◆ WORK TO COMPLETE ◆
Reproduce the lines of the material exactly, excluding every image.

○ ○ ○ ○ ○ ○ ○

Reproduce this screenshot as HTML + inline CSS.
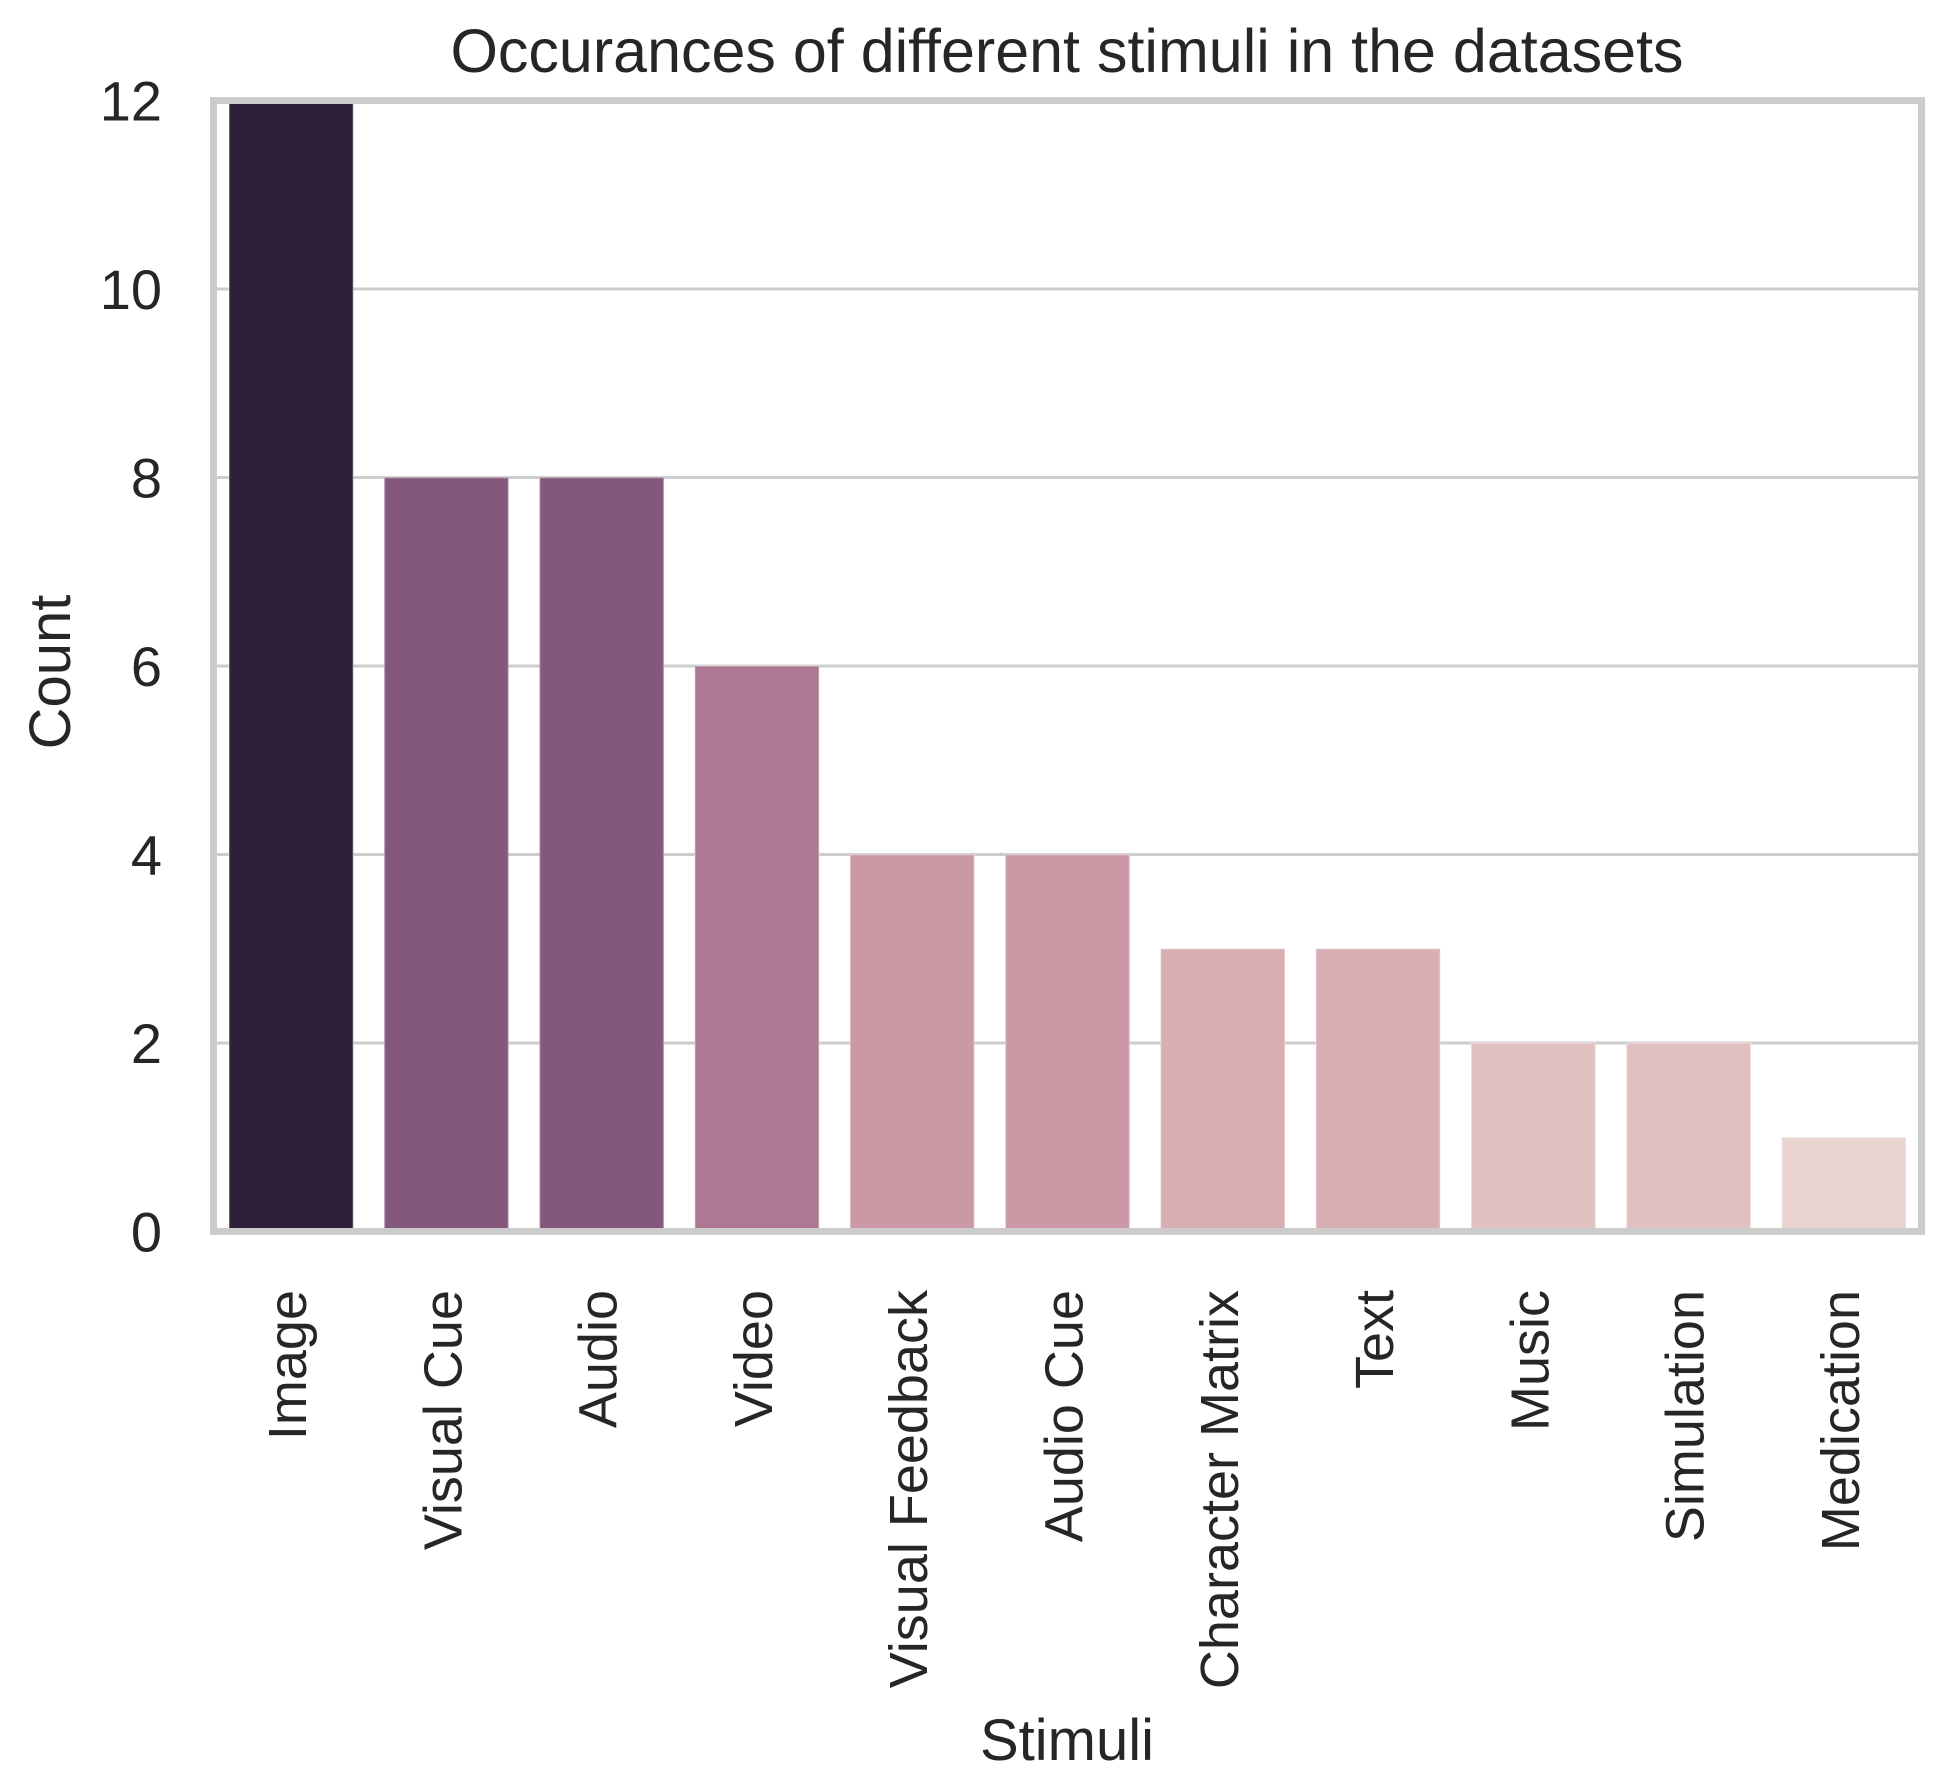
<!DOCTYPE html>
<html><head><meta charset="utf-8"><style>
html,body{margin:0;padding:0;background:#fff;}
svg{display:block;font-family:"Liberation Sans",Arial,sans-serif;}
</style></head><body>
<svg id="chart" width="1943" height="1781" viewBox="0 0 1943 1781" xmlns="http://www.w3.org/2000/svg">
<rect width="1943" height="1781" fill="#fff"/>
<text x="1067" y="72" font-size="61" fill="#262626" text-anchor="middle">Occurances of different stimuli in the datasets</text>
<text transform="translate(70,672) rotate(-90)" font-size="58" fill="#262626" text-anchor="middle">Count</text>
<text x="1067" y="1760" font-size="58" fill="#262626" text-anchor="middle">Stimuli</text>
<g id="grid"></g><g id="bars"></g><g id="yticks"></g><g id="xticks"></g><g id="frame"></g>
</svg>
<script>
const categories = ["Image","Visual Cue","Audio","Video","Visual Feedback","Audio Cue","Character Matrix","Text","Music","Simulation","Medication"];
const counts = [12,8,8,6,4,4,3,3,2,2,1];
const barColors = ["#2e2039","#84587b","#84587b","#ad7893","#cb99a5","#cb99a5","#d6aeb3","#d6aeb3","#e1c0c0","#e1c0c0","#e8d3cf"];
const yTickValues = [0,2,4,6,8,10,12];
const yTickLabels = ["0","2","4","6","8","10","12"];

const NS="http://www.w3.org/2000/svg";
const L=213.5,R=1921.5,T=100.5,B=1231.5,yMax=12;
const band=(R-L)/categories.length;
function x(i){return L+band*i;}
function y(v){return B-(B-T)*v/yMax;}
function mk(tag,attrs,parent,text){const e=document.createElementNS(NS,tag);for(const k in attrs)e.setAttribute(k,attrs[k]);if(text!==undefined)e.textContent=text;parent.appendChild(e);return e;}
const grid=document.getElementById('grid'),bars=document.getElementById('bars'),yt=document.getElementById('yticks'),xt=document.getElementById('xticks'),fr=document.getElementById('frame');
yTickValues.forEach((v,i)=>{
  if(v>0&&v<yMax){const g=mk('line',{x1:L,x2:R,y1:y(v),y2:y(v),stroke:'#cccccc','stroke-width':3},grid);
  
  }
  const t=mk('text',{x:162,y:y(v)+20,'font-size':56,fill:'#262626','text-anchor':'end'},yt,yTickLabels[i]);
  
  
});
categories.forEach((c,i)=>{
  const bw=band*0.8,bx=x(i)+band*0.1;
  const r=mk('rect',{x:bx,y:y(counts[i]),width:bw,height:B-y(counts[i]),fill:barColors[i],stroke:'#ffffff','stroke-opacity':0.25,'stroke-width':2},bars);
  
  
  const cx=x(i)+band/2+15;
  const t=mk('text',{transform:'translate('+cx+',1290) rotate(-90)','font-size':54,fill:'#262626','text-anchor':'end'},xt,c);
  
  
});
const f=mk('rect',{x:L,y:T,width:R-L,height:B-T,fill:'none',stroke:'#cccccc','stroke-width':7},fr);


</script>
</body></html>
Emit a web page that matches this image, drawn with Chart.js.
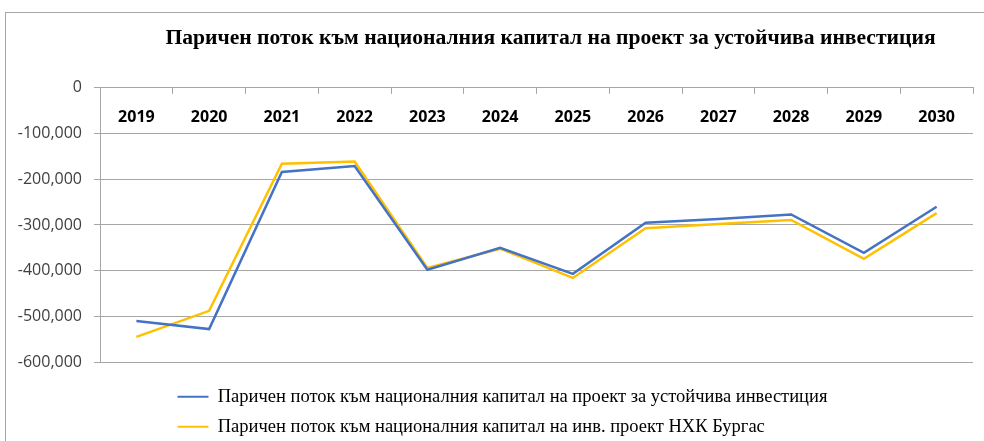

○ ○ ○ ○ ○ ○ ○

◆ EXERCISE RESULT ◆
Reproduce this screenshot as HTML + inline CSS.
<!DOCTYPE html>
<html><head><meta charset="utf-8"><style>
html,body{margin:0;padding:0;background:#fff;}
svg{display:block;font-family:"Liberation Sans",Arial,sans-serif;}
</style></head><body>
<svg id="chart" width="1943" height="1781" viewBox="0 0 1943 1781" xmlns="http://www.w3.org/2000/svg">
<rect width="1943" height="1781" fill="#fff"/>
<text x="1067" y="72" font-size="61" fill="#262626" text-anchor="middle">Occurances of different stimuli in the datasets</text>
<text transform="translate(70,672) rotate(-90)" font-size="58" fill="#262626" text-anchor="middle">Count</text>
<text x="1067" y="1760" font-size="58" fill="#262626" text-anchor="middle">Stimuli</text>
<g id="grid"></g><g id="bars"></g><g id="yticks"></g><g id="xticks"></g><g id="frame"></g>
</svg>
<script>
const categories = ["Image","Visual Cue","Audio","Video","Visual Feedback","Audio Cue","Character Matrix","Text","Music","Simulation","Medication"];
const counts = [12,8,8,6,4,4,3,3,2,2,1];
const barColors = ["#2e2039","#84587b","#84587b","#ad7893","#cb99a5","#cb99a5","#d6aeb3","#d6aeb3","#e1c0c0","#e1c0c0","#e8d3cf"];
const yTickValues = [0,2,4,6,8,10,12];
const yTickLabels = ["0","2","4","6","8","10","12"];

const NS="http://www.w3.org/2000/svg";
const L=213.5,R=1921.5,T=100.5,B=1231.5,yMax=12;
const band=(R-L)/categories.length;
function x(i){return L+band*i;}
function y(v){return B-(B-T)*v/yMax;}
function mk(tag,attrs,parent,text){const e=document.createElementNS(NS,tag);for(const k in attrs)e.setAttribute(k,attrs[k]);if(text!==undefined)e.textContent=text;parent.appendChild(e);return e;}
const grid=document.getElementById('grid'),bars=document.getElementById('bars'),yt=document.getElementById('yticks'),xt=document.getElementById('xticks'),fr=document.getElementById('frame');
yTickValues.forEach((v,i)=>{
  if(v>0&&v<yMax){const g=mk('line',{x1:L,x2:R,y1:y(v),y2:y(v),stroke:'#cccccc','stroke-width':3},grid);
  
  }
  const t=mk('text',{x:162,y:y(v)+20,'font-size':56,fill:'#262626','text-anchor':'end'},yt,yTickLabels[i]);
  
  
});
categories.forEach((c,i)=>{
  const bw=band*0.8,bx=x(i)+band*0.1;
  const r=mk('rect',{x:bx,y:y(counts[i]),width:bw,height:B-y(counts[i]),fill:barColors[i],stroke:'#ffffff','stroke-opacity':0.25,'stroke-width':2},bars);
  
  
  const cx=x(i)+band/2+15;
  const t=mk('text',{transform:'translate('+cx+',1290) rotate(-90)','font-size':54,fill:'#262626','text-anchor':'end'},xt,c);
  
  
});
const f=mk('rect',{x:L,y:T,width:R-L,height:B-T,fill:'none',stroke:'#cccccc','stroke-width':7},fr);


</script>
</body></html>
Emit a web page that matches this image, drawn with Chart.js.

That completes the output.